Greenlane Holdings Inc. (GNLN) sells cannabis accessories, cannabis compound cannabidiol (CBD), liquid nicotine products, as well as other house brands.

Let’s take a look at the company’s latest financial performance and risk factors. (See Greenlane Holdings stock charts on TipRanks)

Greenlane’s Financial Performance

Total revenues were $34.7 million in Q2, up 7.1% year-over-year. Core revenues, or non-nicotine revenues, increased 14.9% to $34.5 million, while Greenlane Brands’ revenues came in at $9.0 million, up 62.5% year-over-year.

The gross profit margin was 22.4% in Q2 versus 21.0% in the year-ago quarter.

Greenlane Holdings’ Risk Factors

According to the new Tipranks Risk Factors tool, Greenlane’s main risk category is Legal & Regulatory, which accounts for 27% of the total 88 risks identified.

Greenlane has updated its risk profile to introduce one new risk factor under the Tech & Innovation category.

Under the Technology sub-category, the company said, “The implementation of new ERP system could create significant disruptions to our business.”

The company announced in 2020 that it has started implementing a new multi-year enterprise resource planning (ERP) system to replace the company’s other existing key financial systems.

Though the ERP installation is scheduled to be finished in 2021, the firm highlights that due to the project’s complexity and resource requirements, the implementation could be delayed.

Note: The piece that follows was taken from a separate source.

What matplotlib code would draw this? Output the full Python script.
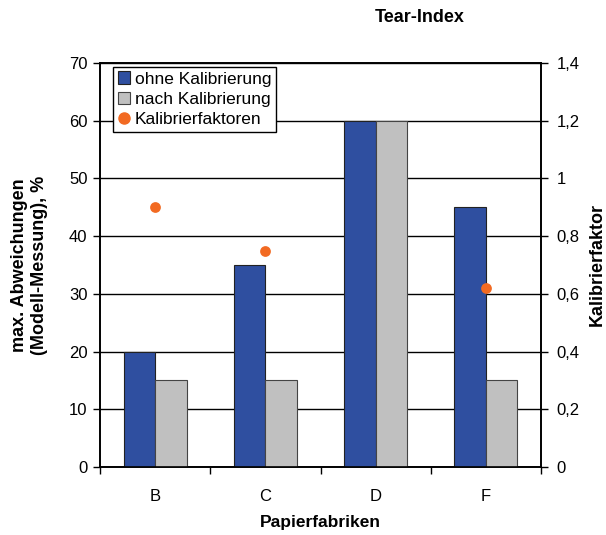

Greenlane further warns that if the new ERP system’s deployment in the United States and Europe is delayed, the firm would experience significant interruptions, which will negatively impact its financial performance.

On the brighter side, the overall sector average for the Finance & Corporate risk factor is 39%, higher than the average risks in that category for Greenlane, which is 23.9%.

Analysts’ Take

On September 1, Greenlane announced the completion of its merger with KushCo Holdings, a provider of ancillary products and services to the legal cannabis industry.

In response to the merger, Cowen analyst Vivien Azer initiated a Buy rating on the stock with a price target of $5 (90.1% upside potential).

Azer commented, “Combined, the company will be a clear leader in the ancillary cannabis space where distinct customer bases should provide a platform for cross-selling opportunities and scale in addition to cost efficiencies.”

Overall, the stock has a Moderate Buy consensus rating based on 2 Buys.

The average GNLN price target is $5.50, reflecting 12-month upside potential of 109.1% from current levels.